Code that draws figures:
-- start --
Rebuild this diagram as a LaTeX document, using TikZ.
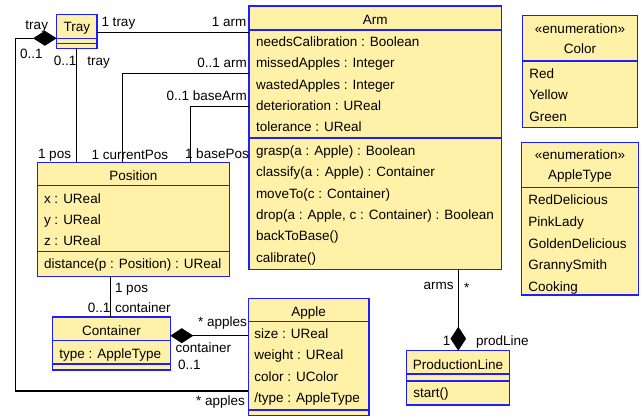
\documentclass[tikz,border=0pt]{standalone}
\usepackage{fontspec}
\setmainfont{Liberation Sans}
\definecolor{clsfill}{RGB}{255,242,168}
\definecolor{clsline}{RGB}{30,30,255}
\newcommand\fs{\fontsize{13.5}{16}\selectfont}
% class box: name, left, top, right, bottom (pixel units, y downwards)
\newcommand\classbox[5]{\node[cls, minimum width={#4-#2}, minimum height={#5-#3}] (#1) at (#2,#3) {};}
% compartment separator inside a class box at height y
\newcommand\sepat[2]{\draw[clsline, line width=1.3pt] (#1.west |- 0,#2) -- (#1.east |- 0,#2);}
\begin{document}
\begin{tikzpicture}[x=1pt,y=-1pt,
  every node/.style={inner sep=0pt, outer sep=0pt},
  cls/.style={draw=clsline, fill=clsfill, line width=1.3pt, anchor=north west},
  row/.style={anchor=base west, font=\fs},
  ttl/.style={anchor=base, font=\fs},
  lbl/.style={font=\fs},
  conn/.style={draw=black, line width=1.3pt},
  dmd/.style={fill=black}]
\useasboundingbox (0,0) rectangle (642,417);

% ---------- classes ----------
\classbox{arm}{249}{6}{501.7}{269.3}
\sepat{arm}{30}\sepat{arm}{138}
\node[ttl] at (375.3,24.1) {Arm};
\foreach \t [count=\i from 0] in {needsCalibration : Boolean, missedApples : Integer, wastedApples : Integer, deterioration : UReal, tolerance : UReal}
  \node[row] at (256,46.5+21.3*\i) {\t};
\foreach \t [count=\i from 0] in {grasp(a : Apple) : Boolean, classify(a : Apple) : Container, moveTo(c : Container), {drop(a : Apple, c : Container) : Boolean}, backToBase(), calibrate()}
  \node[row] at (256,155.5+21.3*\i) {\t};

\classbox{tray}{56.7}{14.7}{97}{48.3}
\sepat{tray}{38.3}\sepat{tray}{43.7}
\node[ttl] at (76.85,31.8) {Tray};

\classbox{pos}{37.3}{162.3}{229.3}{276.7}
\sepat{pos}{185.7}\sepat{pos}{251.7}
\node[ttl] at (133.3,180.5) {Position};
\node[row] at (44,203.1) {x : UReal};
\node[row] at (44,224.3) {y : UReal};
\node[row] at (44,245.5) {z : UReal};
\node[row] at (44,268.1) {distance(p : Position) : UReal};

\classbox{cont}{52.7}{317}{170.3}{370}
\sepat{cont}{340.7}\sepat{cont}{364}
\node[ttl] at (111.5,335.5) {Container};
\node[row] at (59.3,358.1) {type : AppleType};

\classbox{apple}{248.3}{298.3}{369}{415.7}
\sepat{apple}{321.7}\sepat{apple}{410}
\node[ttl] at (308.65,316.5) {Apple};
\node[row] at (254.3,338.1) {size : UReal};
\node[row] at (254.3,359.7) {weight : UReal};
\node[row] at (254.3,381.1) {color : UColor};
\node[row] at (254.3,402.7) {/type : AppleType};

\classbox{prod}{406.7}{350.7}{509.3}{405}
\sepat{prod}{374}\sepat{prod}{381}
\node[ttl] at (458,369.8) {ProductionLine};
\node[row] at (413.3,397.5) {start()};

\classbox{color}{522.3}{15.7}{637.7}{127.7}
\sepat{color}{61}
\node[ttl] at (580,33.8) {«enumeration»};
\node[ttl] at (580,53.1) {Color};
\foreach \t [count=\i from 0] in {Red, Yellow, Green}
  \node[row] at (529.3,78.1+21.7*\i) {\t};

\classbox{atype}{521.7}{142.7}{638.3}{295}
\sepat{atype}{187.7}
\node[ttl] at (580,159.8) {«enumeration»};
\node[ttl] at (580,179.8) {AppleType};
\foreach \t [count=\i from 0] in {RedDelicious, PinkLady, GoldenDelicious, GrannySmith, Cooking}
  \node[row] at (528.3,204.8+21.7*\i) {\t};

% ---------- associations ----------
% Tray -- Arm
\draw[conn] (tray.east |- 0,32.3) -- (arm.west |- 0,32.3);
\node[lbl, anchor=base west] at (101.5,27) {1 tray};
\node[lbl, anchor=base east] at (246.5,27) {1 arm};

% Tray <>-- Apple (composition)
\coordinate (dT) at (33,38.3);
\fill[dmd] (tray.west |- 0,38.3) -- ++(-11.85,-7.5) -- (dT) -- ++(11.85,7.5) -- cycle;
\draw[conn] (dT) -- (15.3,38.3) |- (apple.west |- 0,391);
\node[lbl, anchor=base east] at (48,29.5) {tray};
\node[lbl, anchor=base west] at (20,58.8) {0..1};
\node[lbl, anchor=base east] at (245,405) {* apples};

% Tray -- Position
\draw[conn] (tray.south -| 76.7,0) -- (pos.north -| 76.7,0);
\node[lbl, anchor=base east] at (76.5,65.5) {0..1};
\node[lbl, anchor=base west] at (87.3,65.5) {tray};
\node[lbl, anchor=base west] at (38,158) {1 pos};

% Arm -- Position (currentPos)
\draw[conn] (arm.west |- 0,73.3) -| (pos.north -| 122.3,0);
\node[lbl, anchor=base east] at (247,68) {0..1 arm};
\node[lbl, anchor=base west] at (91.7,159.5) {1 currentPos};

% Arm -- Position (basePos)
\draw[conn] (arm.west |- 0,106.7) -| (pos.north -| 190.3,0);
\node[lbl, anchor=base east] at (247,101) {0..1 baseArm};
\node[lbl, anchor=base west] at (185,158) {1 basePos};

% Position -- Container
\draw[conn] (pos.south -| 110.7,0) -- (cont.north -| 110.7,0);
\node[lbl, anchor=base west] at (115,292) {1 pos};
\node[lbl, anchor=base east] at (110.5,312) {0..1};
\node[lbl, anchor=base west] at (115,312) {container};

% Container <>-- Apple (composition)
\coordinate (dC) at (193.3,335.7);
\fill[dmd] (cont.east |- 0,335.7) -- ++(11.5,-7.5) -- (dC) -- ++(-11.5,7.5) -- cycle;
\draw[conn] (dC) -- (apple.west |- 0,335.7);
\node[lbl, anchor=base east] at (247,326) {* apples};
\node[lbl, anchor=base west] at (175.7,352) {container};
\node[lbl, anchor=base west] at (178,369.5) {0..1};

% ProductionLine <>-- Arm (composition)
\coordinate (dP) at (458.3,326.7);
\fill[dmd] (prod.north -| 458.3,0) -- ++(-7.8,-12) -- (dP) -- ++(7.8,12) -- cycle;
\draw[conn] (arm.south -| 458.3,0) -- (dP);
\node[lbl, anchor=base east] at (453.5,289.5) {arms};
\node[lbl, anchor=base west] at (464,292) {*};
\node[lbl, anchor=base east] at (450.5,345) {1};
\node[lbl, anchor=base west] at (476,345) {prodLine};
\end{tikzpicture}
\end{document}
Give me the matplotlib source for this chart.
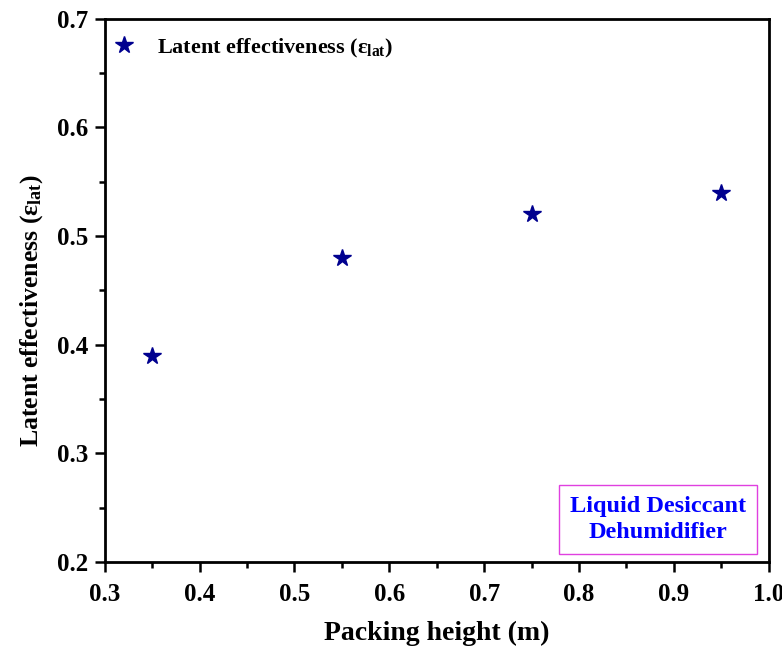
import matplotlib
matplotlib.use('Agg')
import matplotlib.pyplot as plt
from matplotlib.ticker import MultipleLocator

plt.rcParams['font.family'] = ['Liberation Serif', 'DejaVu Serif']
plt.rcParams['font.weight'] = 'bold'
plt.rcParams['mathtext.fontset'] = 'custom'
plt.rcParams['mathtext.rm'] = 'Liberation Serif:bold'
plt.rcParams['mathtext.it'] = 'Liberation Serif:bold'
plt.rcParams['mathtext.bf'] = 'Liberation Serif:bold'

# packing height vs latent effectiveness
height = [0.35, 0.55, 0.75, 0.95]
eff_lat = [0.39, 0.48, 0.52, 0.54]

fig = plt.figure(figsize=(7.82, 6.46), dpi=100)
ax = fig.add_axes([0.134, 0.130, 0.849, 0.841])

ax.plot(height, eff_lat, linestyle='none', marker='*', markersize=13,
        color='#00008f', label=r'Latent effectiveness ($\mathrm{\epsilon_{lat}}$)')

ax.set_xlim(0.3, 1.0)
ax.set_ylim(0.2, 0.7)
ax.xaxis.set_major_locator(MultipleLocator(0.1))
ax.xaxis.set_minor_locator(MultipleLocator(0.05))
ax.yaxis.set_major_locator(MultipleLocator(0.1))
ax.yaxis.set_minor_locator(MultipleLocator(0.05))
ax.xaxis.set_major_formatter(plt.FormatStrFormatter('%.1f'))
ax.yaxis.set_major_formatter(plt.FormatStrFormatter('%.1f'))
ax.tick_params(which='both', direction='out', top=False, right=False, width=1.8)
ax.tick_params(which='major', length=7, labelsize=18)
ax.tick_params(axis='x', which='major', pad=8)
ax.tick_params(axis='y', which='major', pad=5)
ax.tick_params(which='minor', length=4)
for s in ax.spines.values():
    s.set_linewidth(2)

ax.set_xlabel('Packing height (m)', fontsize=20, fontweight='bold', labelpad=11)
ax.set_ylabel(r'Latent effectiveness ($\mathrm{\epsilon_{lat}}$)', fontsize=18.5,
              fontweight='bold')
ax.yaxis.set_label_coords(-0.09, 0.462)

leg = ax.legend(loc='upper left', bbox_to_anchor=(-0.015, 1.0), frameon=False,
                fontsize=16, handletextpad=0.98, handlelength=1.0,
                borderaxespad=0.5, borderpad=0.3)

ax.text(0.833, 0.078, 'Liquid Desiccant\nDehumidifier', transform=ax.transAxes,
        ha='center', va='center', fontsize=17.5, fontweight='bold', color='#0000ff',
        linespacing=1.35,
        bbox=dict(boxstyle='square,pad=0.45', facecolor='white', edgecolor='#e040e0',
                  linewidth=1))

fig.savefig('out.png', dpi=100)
-- end --
EXERCISE DETAILS »
Copy the part that starts at the line with "Give me the matplotlib source for this chart." and finishes at the line with "eff_lat = [0.39, 0.48, 0.52, 0.54]", both included, and nothing more. Pictures are left out.

COMPLETED EXERCISE »
Give me the matplotlib source for this chart.
import matplotlib
matplotlib.use('Agg')
import matplotlib.pyplot as plt
from matplotlib.ticker import MultipleLocator

plt.rcParams['font.family'] = ['Liberation Serif', 'DejaVu Serif']
plt.rcParams['font.weight'] = 'bold'
plt.rcParams['mathtext.fontset'] = 'custom'
plt.rcParams['mathtext.rm'] = 'Liberation Serif:bold'
plt.rcParams['mathtext.it'] = 'Liberation Serif:bold'
plt.rcParams['mathtext.bf'] = 'Liberation Serif:bold'

# packing height vs latent effectiveness
height = [0.35, 0.55, 0.75, 0.95]
eff_lat = [0.39, 0.48, 0.52, 0.54]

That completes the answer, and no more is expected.